=== EXERCISE PROMPT ===
Restate, exactly and without pictures, the lines from the start of the listing below through the line holding "import seaborn as sns".

** START OF PROVIDED DATA **

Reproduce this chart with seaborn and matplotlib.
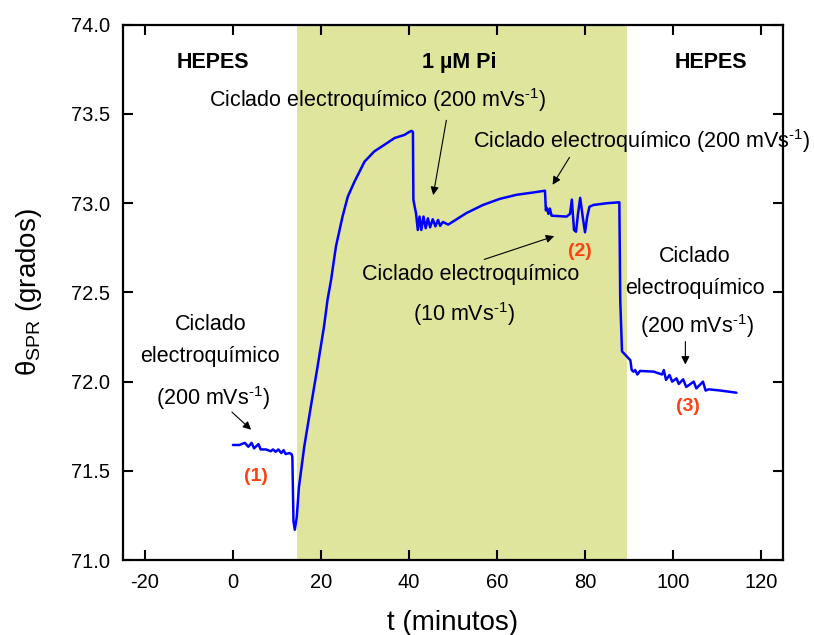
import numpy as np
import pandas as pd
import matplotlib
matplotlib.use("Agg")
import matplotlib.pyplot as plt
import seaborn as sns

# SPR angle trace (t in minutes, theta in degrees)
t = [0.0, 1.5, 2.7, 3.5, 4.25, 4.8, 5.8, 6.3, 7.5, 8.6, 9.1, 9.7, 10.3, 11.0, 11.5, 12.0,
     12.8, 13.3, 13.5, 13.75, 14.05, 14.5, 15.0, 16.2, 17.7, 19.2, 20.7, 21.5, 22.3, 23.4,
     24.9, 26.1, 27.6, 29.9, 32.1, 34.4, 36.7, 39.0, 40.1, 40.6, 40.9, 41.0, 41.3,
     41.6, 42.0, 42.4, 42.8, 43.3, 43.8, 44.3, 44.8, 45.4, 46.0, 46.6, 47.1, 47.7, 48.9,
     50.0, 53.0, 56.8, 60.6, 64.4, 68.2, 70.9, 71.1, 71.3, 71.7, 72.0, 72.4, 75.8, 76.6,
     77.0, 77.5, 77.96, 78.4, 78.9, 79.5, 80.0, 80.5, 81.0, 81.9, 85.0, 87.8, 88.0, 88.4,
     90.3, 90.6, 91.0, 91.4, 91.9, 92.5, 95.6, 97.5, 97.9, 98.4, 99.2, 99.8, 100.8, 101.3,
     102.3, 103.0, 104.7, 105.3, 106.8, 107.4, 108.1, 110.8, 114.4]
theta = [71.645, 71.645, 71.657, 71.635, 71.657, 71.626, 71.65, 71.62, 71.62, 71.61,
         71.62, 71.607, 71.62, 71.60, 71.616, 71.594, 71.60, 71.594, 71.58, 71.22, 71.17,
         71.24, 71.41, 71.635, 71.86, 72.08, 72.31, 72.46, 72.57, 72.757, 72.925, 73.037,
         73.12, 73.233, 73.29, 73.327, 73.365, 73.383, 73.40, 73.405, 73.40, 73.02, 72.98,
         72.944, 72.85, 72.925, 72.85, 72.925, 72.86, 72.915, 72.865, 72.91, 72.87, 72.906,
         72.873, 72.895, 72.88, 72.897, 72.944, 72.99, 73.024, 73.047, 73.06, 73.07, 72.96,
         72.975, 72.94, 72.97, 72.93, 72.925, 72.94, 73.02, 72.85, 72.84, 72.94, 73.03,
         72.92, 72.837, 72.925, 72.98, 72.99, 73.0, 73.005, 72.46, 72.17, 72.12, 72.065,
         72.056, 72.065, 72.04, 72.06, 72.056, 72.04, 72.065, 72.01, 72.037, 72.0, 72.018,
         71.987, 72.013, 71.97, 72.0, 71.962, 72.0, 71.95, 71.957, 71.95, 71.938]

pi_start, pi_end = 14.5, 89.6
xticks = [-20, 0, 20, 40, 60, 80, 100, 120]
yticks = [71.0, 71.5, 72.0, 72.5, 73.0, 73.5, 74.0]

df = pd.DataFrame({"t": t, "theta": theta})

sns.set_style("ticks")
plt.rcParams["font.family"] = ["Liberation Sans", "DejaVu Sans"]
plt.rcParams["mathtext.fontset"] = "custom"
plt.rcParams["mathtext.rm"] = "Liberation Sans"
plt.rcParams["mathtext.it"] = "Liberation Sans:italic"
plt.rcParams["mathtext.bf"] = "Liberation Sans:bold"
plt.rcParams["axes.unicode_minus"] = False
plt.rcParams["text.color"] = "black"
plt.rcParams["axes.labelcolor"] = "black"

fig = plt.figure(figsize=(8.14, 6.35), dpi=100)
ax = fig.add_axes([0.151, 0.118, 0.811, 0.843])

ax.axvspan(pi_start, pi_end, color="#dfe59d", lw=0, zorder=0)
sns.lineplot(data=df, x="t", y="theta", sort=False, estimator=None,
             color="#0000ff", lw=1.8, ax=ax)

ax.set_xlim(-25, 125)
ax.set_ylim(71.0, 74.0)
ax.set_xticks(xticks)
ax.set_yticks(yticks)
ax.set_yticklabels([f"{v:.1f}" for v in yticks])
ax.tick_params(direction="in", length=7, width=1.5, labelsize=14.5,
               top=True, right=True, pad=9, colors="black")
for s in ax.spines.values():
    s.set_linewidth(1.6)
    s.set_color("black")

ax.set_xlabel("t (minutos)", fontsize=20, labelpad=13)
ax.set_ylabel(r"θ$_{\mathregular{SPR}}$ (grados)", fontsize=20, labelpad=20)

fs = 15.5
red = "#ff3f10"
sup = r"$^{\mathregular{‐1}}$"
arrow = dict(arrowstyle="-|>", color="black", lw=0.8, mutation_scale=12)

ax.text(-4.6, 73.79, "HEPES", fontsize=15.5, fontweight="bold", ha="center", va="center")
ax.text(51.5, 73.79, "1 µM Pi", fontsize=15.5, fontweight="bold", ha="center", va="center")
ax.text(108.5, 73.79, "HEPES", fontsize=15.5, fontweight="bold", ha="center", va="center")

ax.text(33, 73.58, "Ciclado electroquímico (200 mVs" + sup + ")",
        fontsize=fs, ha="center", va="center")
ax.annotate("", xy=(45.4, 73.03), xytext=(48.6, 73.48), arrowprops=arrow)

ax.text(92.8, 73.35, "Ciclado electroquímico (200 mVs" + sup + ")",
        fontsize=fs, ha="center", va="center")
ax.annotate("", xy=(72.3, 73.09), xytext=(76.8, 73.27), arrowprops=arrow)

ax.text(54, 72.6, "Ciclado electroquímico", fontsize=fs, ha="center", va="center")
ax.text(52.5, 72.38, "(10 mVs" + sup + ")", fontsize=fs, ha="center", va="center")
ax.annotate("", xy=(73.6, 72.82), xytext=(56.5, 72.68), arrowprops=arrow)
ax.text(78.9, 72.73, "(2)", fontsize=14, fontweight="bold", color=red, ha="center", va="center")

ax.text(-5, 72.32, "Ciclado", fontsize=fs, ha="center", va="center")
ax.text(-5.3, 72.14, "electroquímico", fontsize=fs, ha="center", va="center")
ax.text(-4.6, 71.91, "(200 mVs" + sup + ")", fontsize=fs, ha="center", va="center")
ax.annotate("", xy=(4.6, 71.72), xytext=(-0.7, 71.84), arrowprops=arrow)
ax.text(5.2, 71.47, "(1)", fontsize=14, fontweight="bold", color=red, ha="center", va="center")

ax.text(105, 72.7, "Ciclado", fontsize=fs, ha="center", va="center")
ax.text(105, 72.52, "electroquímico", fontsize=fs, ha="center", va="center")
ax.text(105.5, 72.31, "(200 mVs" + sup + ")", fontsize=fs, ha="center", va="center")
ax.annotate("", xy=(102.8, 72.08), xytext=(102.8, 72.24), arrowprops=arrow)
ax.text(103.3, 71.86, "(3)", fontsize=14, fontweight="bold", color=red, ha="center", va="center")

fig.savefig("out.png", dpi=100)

** END OF PROVIDED DATA **

=== RESPONSE BELOW ===
Reproduce this chart with seaborn and matplotlib.
import numpy as np
import pandas as pd
import matplotlib
matplotlib.use("Agg")
import matplotlib.pyplot as plt
import seaborn as sns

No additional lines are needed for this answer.